There exists another paradigm of building scalable unified authorization systems, that came up a lot during my research. Open Policy Agent and its administration layer OPAL. OPA is a policy engine that runs as a central server or as a sidecar to the application for lower latency and acts a decision point for access control. OPAL is a system on top of OPA that keeps each OPA instance up to date with respect to data and policy updates. Policies are separete from the data and stored in a Git repository expressed in Rego, a Policy-as-code-Language specifically designed to express permissions. OPAL monitors the repository and can push updates to the OPA client. We can push new policies to the Git repository without changing application code and we can spin up an entirely new application that can also make use of the already existing policies, making it highly scalable.
Policy as Code is an interesting paradigm, that offers similar benefits to Infrastructure as Code. We can use a dedicated languages to express policies in a very readable, flexible and reusable way. It decouples policy from code, so we can make changes in those policies without needing to change the code. Also we achieve minimal code repetition across services. We can version policies using Git, and can audit policy changes. The whole process enhances security, because it reduces errors and bugs by having well documented and easily readable policies using a uniform language designed for that purpose.

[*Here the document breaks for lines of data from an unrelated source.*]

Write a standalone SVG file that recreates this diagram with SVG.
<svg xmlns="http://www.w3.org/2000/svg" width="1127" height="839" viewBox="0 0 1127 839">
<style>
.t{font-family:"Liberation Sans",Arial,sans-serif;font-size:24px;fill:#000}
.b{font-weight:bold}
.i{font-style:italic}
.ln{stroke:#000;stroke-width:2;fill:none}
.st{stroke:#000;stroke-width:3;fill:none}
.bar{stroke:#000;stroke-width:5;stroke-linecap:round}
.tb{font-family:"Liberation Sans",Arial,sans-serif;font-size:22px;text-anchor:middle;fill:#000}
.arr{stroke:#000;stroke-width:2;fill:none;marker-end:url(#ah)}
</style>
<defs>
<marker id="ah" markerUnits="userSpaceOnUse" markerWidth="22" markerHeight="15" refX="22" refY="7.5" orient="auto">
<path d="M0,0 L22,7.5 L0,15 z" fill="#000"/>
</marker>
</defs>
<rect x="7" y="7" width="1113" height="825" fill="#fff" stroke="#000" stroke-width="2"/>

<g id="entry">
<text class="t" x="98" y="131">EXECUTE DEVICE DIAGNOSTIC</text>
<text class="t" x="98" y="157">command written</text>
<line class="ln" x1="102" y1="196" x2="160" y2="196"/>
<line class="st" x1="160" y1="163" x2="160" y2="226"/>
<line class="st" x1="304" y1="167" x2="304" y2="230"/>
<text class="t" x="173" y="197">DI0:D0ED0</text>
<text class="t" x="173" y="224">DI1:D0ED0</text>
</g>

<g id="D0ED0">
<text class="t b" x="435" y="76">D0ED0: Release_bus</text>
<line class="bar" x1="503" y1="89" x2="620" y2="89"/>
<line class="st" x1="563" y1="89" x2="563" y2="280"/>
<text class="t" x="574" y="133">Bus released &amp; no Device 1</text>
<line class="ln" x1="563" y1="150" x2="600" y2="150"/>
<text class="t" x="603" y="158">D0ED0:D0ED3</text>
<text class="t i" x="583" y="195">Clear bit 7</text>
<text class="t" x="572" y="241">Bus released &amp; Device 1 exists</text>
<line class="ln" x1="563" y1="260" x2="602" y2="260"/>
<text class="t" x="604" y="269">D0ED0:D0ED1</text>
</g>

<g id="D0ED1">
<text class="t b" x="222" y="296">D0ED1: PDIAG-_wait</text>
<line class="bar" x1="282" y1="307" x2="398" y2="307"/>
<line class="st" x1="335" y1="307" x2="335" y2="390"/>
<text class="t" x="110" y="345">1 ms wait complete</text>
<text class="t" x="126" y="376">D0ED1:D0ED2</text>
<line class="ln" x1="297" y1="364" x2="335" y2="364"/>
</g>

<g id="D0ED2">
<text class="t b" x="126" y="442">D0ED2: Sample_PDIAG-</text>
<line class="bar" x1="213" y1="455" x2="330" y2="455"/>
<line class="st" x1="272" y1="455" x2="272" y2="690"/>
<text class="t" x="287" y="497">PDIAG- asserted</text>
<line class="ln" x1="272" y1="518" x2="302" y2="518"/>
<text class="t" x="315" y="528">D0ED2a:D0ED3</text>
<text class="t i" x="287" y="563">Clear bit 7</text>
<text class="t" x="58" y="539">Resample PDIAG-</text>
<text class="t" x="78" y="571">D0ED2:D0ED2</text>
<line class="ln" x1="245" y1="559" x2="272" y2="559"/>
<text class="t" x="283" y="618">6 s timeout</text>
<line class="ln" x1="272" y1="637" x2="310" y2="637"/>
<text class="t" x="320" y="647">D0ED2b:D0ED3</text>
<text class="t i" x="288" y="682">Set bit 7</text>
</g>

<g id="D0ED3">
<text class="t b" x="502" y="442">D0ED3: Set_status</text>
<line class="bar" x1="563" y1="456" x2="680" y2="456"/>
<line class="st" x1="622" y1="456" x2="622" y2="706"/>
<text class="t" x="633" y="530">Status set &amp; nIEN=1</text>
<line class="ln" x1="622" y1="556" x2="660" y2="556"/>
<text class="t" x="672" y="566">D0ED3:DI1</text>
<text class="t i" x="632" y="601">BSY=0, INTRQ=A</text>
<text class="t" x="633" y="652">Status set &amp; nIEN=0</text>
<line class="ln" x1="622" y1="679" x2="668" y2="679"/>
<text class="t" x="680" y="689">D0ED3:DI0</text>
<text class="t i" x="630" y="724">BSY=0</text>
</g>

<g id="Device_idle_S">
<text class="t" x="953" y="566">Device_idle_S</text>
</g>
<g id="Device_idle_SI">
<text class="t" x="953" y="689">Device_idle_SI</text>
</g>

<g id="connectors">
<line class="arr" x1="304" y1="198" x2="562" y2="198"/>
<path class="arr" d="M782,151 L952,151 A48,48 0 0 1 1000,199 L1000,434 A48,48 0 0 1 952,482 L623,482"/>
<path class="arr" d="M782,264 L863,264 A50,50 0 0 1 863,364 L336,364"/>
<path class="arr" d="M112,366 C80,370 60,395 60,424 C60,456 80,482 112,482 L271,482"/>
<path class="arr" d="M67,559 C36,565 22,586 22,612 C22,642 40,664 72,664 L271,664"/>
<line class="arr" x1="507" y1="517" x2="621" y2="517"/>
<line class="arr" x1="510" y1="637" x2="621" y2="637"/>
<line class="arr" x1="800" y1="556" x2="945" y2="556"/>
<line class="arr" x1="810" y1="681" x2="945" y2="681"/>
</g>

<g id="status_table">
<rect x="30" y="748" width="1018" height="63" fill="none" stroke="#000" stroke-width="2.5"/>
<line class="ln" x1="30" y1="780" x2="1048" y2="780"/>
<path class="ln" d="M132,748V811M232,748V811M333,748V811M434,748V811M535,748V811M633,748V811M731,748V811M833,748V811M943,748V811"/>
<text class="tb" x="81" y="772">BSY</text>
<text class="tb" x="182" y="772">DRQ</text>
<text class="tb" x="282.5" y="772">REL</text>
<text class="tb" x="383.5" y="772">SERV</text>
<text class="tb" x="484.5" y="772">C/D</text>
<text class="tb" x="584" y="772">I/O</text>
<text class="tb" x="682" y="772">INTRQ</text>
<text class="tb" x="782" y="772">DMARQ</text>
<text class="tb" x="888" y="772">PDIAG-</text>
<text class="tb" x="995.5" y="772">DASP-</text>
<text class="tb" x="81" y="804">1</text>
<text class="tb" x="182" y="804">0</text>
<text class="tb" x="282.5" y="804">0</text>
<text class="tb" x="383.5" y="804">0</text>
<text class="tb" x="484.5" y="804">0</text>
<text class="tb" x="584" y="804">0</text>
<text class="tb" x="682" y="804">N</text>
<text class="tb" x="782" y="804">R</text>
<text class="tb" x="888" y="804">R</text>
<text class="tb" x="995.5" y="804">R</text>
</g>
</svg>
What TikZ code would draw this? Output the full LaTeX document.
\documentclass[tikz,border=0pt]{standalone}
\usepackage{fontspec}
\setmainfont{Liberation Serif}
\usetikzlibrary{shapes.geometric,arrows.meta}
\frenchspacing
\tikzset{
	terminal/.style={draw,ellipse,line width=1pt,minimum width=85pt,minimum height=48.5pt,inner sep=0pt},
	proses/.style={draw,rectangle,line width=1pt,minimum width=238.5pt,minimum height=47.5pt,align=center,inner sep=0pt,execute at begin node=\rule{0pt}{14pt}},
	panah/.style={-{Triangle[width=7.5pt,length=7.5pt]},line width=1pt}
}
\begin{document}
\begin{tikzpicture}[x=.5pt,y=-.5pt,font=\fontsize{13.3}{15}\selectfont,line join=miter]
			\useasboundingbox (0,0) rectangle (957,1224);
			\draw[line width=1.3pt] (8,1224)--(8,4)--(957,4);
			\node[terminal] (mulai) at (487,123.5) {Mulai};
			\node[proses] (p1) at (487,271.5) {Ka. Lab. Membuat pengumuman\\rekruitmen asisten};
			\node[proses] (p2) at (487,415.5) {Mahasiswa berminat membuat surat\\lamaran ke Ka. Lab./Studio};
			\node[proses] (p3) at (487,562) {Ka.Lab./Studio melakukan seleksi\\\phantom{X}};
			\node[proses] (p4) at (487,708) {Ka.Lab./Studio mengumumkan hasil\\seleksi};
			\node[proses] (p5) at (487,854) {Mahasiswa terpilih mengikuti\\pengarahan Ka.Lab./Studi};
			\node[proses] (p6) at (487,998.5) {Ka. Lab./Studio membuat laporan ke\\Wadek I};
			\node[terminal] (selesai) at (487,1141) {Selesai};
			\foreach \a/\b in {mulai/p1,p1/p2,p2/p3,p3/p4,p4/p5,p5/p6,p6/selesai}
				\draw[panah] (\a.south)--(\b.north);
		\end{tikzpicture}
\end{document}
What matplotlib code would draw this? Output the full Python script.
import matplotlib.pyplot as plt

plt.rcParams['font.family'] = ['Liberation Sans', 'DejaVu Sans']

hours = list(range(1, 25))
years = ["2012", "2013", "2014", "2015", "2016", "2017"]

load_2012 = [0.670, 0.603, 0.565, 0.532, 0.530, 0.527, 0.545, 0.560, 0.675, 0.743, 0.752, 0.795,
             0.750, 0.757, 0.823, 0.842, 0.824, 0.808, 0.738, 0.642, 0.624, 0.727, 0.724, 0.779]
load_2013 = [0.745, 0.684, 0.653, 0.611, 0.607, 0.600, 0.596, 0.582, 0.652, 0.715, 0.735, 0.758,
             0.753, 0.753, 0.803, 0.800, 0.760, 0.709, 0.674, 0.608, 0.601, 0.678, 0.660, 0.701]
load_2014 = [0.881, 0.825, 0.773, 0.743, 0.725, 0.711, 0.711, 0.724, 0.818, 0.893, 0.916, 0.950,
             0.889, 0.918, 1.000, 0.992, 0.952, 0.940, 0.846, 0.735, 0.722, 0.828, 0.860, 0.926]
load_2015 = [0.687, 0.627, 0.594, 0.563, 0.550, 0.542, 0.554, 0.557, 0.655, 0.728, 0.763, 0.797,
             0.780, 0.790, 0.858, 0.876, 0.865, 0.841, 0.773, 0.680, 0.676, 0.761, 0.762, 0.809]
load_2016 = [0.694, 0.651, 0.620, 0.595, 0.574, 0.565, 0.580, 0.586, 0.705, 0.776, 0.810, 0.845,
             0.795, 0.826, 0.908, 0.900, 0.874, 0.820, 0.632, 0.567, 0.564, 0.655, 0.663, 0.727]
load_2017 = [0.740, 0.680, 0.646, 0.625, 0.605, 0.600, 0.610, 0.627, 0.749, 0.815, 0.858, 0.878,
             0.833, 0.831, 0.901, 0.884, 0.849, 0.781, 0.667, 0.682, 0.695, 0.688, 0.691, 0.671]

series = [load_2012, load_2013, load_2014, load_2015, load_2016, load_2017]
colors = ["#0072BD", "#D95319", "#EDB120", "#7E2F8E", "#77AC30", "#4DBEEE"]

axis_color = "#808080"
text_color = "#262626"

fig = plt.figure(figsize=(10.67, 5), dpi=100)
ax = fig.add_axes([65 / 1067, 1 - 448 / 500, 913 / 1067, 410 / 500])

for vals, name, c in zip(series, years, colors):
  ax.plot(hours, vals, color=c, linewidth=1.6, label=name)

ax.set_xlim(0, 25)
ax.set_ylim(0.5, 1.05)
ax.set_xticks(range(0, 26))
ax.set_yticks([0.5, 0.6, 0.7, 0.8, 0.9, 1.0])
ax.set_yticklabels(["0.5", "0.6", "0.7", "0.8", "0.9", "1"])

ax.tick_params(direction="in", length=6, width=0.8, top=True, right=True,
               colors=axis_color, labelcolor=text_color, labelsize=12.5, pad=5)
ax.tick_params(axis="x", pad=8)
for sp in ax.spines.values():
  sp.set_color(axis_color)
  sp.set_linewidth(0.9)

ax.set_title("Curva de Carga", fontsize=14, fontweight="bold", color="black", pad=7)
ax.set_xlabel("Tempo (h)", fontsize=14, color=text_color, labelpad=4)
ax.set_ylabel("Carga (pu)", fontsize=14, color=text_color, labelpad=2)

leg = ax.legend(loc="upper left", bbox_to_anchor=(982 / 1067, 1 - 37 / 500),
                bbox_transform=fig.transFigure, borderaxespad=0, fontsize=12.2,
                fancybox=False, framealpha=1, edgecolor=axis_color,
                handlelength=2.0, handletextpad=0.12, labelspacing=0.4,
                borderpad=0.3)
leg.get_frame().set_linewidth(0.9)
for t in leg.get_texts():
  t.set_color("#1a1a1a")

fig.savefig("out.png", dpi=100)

Another huge advantage of policy as code is that we can build other useful tooling on top of the centralized policies, e.g., to optimize policies and prove that those policies actually represent the intended security model.
I think that building authorization and API access control can help to mitigate current API security issues that can be present in complex multi-tenant SaaS applications. For more information, check out this guide by AWS on the topic. AWS also has its own authorization policy language specifically tailored for application development, called Cedar. Cedar can express RBAC, ABAC, and ReBAC type policies. One of the language’s highlights is its policy validation and analysis capabilities. Using SMT solving under the hood, Cedar can formally reason about the policies. For example, it is able to proof that after refactoring a set of policies, the authorized permissions do not change.
We have seen two approaches of unifying authorization into a dedicated service, offering both performance gains in a highly distributed and interdependent environment, and better security through better auditability and readability of access control policies. Zanzibar was implemented by Google and is therefore designed to solve Google scale problems, which only a few companies have to face. Zanzibar-like systems are great for high-volume systems and to model complex relationships and permission hierarchies with frequent, dynamic permission changes, but struggle with (a few) policies that can’t be expressed as relationships, e.g. those considering environmental attributes.
Policy-as-code systems can express various complex authorization policies, ABAC, RBAC, and so on. They offer the advantage of extracting policies from code to allow for better readibility, auditability and reuse of policies, arguably improving security. But they are only suited for environments with low and medium level of data changes and have problems to efficiently resolve hierarchical permissions where systems require reverse lookup, e.g., answering the question “who has access to this resource?” instead of just “can the user access this resource?”. It will be interesting to see if the policy as code approach will be widely adopted in the future to secure complex APIs.